● **Job**
Scan the lines below for "this"; report the number of lines that contain it, and only that.

● **Record set**
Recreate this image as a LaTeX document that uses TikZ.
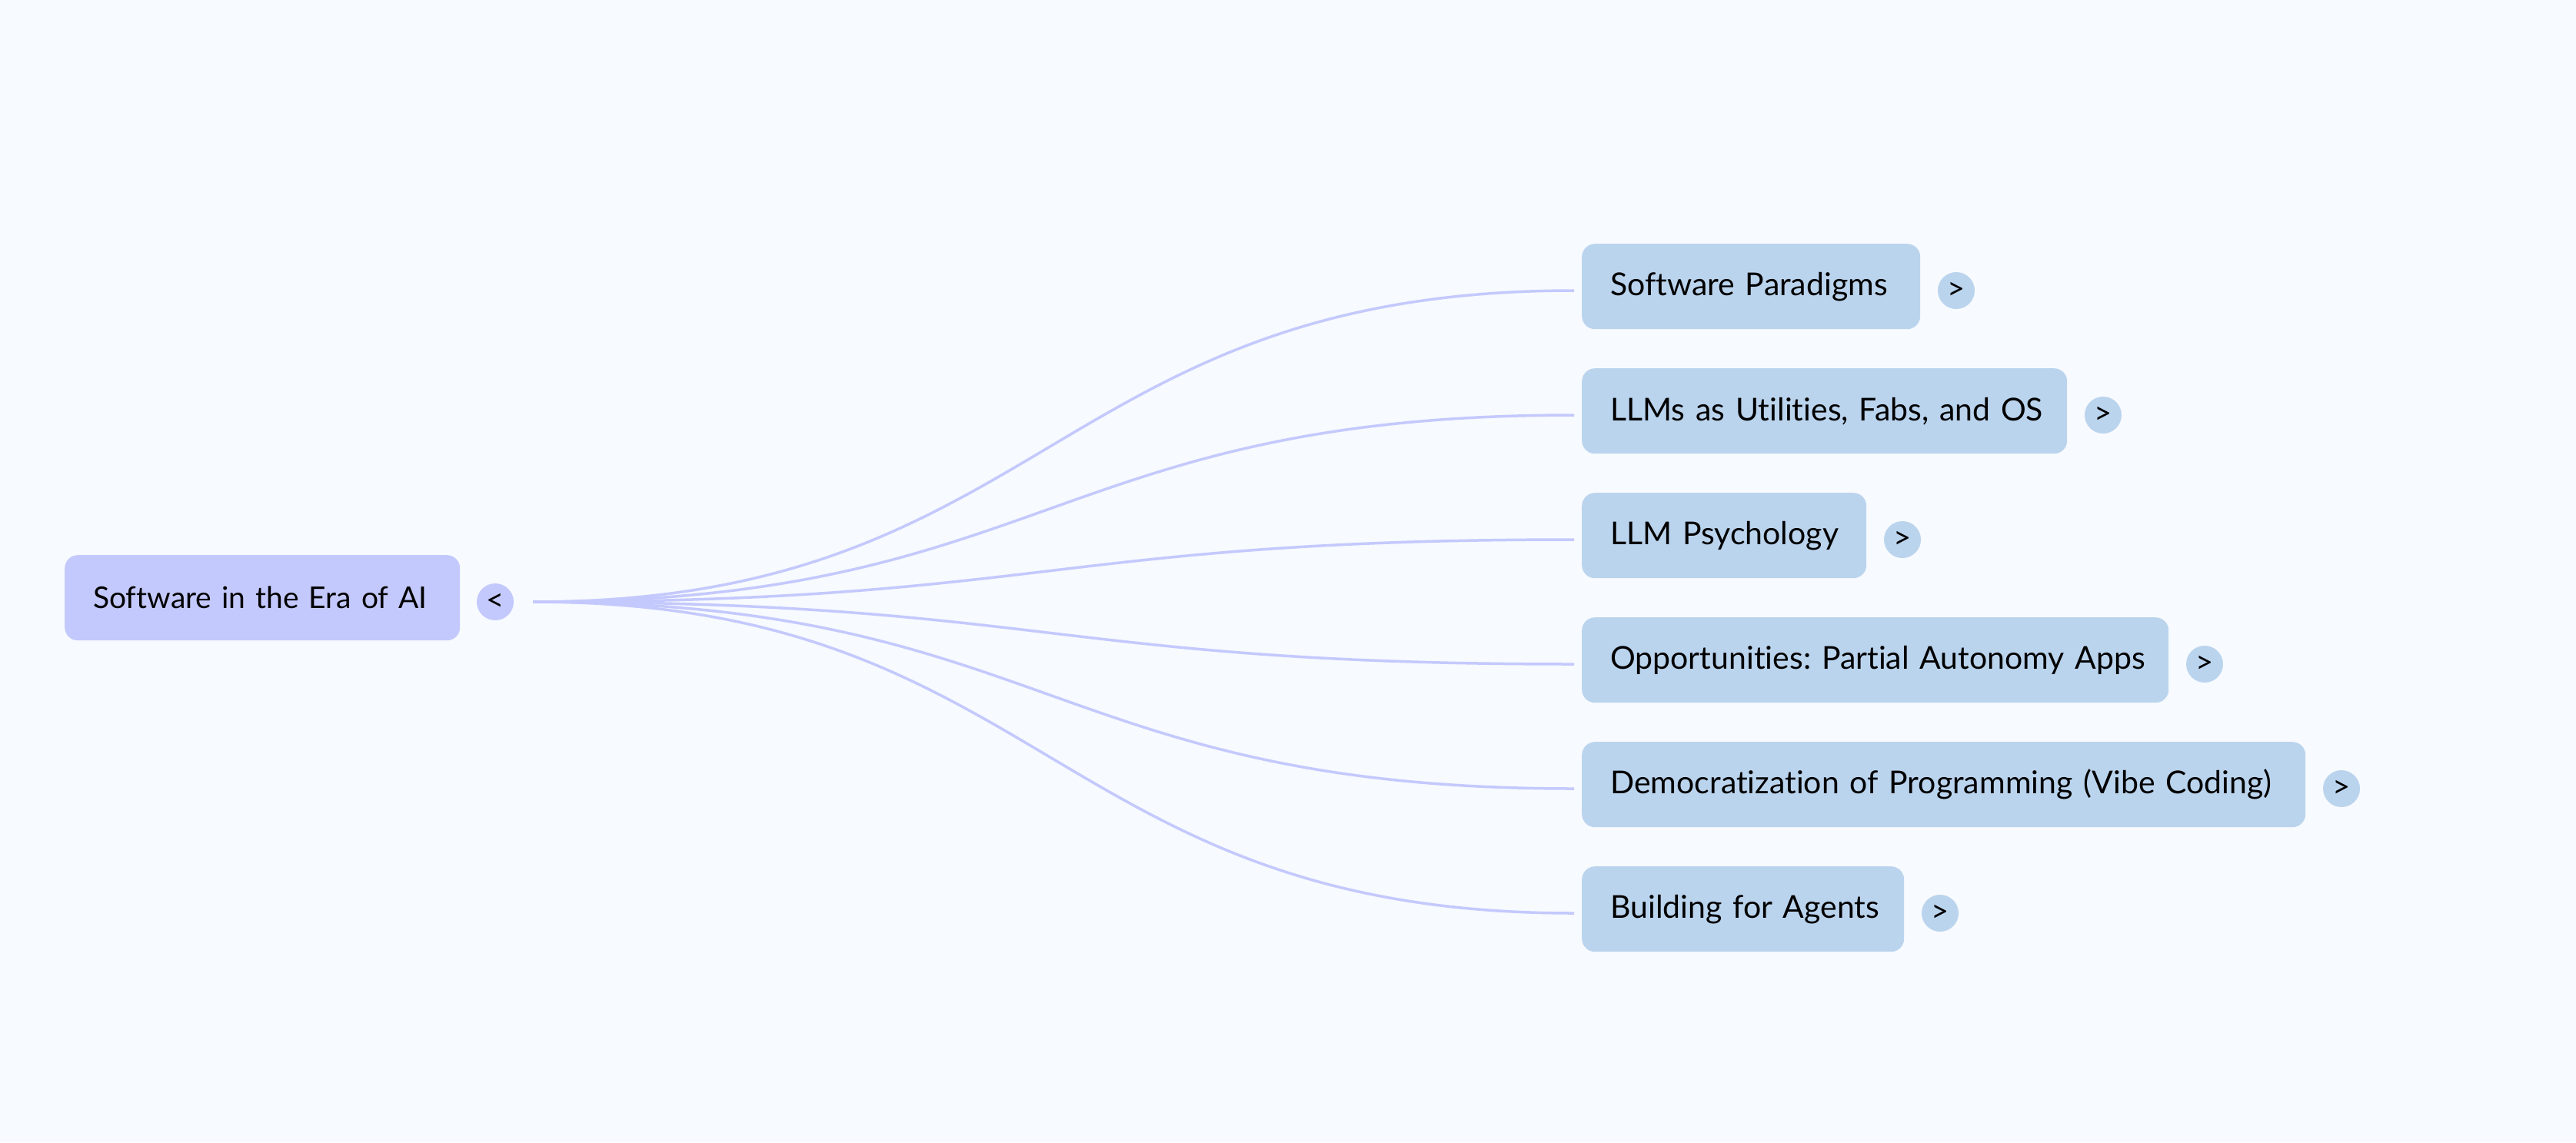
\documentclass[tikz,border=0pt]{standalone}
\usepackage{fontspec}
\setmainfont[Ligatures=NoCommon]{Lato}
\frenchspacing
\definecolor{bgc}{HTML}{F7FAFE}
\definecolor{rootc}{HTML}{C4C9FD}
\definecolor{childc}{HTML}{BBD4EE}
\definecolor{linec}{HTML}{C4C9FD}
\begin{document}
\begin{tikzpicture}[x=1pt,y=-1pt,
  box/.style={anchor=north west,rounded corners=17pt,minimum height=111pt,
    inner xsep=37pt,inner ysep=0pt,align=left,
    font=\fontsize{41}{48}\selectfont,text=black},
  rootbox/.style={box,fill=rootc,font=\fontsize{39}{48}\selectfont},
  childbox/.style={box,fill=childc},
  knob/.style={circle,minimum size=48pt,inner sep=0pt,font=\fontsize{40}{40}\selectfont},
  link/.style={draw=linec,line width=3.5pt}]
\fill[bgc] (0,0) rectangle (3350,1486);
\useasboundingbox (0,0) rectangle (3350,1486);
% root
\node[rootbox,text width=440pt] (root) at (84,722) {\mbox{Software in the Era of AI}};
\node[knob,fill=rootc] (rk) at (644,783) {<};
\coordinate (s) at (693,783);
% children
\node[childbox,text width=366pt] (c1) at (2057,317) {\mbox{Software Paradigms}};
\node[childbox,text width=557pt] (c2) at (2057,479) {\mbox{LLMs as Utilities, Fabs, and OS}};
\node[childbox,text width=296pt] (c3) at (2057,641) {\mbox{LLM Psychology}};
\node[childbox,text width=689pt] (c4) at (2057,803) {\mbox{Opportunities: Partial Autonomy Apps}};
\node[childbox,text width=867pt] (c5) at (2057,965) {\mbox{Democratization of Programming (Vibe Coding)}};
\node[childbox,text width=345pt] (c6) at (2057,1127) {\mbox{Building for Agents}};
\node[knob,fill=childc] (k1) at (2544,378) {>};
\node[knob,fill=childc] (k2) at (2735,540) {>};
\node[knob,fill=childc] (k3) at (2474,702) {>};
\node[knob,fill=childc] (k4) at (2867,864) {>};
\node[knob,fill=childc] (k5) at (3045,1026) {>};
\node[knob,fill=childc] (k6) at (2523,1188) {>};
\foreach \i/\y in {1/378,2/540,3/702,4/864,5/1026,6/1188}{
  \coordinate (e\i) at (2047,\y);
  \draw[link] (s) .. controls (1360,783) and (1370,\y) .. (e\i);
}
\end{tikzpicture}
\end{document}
==
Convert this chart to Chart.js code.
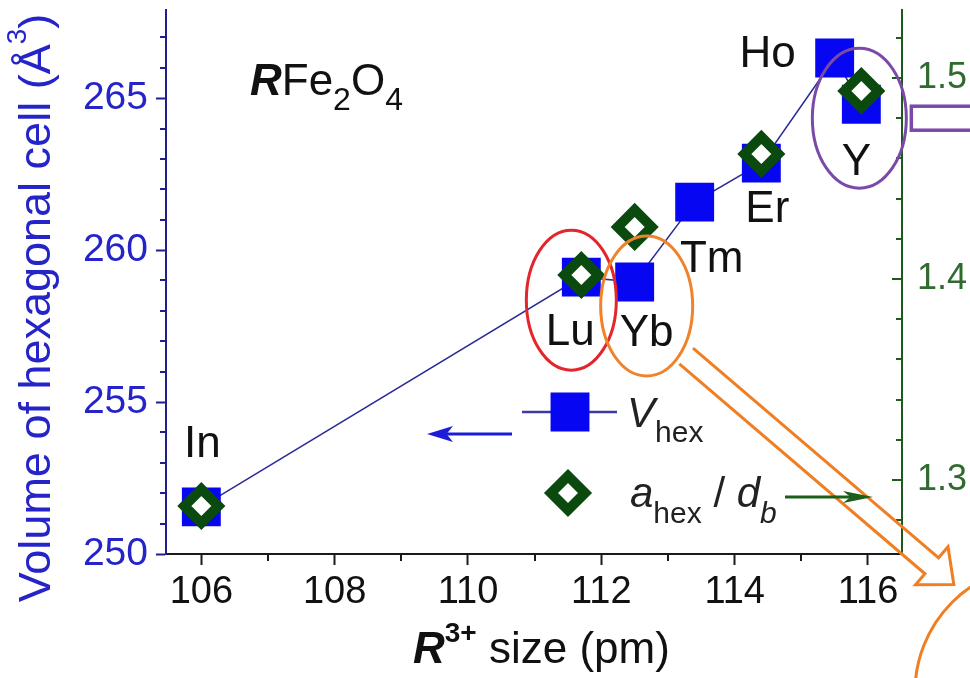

● **The response**
2